THE TASK>
Write out the listing, please, but only from its first line through the line containing "Chart.register(...registerables);", exactly as given and without pictures.

DATASET CONTENT>
────────
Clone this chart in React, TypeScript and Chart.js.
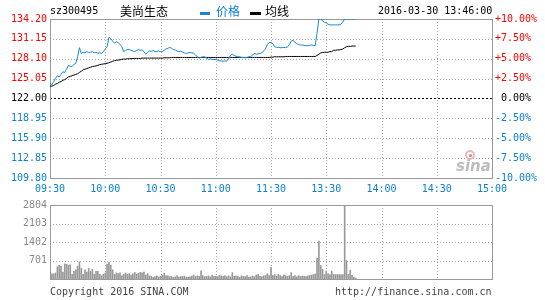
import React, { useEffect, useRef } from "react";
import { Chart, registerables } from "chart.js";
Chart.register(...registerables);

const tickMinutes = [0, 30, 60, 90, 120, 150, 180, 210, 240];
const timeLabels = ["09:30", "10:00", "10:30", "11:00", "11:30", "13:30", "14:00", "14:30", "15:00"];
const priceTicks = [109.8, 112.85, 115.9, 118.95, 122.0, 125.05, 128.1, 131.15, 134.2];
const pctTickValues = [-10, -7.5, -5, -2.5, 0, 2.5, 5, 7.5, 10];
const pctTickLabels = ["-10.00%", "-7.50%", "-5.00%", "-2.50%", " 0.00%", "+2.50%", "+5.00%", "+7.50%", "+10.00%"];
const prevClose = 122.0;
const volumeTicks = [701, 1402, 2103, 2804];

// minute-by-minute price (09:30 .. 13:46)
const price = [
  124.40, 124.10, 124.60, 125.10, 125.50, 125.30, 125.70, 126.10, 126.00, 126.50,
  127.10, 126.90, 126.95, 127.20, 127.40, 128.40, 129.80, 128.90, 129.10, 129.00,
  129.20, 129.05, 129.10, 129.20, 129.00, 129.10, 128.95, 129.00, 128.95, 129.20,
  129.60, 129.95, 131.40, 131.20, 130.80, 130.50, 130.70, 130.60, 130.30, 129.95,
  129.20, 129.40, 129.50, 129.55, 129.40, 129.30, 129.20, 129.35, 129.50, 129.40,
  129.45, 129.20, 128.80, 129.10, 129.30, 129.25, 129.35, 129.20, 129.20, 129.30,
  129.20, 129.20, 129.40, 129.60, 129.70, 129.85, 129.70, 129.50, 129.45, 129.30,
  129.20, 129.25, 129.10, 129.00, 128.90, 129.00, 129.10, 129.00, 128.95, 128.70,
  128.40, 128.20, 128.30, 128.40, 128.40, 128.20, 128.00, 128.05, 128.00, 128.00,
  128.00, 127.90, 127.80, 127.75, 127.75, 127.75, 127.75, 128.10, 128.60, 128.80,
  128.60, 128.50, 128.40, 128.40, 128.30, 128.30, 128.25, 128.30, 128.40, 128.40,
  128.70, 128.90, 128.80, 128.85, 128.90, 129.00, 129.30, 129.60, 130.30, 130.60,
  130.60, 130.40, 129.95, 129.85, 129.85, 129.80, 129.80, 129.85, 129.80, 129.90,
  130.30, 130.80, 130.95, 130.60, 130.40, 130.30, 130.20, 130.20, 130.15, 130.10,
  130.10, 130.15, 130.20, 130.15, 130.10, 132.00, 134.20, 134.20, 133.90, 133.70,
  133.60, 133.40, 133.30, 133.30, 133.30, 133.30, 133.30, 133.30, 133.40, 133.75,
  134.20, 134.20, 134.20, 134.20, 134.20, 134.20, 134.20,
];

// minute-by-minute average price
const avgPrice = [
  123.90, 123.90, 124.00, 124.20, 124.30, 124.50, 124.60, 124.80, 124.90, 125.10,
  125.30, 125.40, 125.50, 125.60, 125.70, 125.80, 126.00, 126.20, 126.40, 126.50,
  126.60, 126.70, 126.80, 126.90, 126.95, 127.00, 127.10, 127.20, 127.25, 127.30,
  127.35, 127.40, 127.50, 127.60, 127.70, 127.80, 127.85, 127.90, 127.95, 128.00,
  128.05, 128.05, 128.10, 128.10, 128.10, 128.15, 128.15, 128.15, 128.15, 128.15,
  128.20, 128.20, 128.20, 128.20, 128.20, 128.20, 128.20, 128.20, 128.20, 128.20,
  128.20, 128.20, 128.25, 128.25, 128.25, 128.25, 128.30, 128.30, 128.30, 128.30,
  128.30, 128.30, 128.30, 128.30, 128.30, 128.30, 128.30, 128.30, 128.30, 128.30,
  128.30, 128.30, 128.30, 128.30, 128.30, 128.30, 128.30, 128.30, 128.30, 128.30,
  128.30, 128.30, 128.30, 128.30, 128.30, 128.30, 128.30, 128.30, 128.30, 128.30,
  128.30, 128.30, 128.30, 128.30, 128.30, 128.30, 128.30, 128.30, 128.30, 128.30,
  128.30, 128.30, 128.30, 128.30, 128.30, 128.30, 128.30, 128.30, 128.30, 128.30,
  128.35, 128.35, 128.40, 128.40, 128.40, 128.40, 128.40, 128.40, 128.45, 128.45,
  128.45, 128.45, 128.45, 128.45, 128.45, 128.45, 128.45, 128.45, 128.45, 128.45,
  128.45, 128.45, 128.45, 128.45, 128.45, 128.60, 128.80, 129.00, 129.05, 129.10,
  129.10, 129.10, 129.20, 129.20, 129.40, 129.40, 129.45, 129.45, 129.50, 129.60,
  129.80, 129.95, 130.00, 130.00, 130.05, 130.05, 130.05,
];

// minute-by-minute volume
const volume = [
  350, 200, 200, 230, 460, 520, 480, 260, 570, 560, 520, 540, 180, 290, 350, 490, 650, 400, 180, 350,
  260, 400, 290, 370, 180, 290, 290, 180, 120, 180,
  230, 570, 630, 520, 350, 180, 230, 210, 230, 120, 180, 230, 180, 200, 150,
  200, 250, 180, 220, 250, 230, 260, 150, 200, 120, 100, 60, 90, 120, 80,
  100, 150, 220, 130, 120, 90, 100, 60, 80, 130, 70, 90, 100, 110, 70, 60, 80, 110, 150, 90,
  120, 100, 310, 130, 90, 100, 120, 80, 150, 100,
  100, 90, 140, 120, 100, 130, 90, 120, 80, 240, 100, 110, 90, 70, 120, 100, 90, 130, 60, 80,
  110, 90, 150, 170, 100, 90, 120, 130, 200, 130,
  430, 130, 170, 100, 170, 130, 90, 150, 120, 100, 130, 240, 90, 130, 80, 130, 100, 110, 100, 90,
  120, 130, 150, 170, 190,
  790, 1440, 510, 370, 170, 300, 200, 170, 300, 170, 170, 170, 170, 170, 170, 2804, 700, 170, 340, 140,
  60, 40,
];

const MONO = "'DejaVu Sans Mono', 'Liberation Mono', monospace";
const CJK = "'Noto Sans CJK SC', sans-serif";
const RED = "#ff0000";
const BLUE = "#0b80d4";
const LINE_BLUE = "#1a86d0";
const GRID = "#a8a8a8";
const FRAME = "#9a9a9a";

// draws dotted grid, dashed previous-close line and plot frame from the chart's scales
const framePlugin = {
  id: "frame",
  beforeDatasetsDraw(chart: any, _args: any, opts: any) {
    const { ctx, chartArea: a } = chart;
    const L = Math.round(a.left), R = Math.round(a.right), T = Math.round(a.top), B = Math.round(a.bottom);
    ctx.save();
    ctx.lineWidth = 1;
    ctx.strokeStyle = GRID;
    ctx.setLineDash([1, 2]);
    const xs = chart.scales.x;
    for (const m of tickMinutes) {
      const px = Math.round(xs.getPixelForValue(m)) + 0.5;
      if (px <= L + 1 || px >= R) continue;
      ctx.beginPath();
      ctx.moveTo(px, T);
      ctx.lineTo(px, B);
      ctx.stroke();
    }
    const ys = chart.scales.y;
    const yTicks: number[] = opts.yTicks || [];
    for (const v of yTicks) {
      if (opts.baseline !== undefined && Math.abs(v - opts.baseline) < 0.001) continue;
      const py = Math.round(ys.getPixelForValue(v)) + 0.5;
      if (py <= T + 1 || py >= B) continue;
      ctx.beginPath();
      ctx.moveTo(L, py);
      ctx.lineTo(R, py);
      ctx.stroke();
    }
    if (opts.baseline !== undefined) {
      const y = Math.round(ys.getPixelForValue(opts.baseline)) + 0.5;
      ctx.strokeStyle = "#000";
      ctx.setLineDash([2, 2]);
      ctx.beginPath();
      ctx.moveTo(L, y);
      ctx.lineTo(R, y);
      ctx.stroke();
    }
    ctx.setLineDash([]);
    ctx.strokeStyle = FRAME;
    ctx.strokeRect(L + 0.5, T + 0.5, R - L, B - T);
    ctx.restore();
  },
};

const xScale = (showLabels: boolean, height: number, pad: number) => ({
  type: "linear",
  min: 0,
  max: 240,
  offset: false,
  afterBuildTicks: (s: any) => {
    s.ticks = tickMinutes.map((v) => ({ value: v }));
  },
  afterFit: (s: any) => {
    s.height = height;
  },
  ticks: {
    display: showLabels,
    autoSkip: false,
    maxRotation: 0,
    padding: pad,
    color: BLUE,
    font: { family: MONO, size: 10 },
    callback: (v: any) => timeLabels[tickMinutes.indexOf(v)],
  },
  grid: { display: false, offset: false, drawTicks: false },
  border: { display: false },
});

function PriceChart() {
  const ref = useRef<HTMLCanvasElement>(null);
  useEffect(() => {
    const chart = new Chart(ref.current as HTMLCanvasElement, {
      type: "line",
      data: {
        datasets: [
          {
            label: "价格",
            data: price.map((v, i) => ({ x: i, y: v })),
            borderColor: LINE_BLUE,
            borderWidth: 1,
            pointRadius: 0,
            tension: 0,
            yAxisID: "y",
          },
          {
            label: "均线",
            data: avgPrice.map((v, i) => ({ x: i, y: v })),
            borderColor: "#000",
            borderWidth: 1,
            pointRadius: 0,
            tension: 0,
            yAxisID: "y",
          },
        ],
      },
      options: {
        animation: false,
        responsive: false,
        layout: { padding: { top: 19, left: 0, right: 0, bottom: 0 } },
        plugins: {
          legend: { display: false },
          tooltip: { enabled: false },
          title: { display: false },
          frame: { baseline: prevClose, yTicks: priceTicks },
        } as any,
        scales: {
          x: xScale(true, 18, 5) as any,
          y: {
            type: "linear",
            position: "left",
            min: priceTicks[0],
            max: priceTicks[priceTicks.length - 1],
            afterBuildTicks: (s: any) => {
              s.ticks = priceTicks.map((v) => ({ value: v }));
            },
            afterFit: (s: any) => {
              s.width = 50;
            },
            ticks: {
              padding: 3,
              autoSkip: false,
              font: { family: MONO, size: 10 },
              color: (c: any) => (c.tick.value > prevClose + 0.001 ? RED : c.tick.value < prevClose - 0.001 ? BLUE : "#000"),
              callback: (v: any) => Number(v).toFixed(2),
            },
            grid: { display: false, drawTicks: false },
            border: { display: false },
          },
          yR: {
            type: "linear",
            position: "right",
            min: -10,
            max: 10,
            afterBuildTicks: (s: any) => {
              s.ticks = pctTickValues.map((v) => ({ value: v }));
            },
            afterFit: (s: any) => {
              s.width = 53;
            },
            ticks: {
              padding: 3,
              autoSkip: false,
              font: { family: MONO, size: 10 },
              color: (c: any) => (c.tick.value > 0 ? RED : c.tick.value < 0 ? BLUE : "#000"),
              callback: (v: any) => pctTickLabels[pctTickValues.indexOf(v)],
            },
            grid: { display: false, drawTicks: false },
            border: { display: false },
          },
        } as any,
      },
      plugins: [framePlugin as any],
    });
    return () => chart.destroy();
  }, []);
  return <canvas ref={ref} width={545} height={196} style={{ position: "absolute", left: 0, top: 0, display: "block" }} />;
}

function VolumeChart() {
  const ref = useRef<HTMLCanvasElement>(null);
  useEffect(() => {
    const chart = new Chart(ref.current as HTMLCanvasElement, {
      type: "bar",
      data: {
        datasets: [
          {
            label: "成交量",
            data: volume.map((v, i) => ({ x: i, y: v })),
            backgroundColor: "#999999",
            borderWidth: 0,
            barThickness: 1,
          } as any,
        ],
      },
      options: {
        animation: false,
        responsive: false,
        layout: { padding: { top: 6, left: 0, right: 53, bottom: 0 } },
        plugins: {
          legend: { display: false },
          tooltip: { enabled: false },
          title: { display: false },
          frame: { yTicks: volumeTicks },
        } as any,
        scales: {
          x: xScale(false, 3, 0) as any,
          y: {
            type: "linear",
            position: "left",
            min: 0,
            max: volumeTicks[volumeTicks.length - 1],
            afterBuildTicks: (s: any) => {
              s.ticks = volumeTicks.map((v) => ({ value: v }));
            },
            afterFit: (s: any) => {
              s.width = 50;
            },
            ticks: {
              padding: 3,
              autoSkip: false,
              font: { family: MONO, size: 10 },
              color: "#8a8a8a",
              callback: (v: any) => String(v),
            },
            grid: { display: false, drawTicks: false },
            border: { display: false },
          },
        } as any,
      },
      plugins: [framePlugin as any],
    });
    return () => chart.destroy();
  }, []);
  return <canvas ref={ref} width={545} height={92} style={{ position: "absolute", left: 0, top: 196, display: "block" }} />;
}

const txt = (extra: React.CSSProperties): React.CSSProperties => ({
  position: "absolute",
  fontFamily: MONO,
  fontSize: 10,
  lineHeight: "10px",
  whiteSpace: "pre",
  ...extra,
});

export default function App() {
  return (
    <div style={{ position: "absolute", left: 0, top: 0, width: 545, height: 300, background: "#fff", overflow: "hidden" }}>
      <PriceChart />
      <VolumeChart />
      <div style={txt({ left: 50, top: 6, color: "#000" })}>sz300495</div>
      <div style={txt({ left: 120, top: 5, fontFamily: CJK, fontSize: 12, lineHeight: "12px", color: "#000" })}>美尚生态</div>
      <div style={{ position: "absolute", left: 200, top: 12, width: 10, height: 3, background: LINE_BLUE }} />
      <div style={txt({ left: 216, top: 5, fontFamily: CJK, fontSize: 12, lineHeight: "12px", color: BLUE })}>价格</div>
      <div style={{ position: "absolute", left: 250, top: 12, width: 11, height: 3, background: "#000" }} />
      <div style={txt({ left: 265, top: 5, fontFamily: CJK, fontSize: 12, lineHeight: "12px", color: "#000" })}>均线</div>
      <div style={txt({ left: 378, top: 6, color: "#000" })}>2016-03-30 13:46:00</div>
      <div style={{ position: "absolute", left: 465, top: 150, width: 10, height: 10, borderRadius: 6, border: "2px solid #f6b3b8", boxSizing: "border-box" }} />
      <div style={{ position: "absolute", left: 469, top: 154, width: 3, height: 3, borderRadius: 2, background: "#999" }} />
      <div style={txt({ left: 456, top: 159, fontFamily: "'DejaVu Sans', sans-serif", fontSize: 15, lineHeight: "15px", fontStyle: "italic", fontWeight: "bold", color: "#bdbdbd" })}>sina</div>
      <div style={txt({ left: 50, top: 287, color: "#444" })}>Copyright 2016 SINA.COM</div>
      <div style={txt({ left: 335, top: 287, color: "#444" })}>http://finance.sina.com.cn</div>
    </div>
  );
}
────────
IN RESPONSE>
Clone this chart in React, TypeScript and Chart.js.
import React, { useEffect, useRef } from "react";
import { Chart, registerables } from "chart.js";
Chart.register(...registerables);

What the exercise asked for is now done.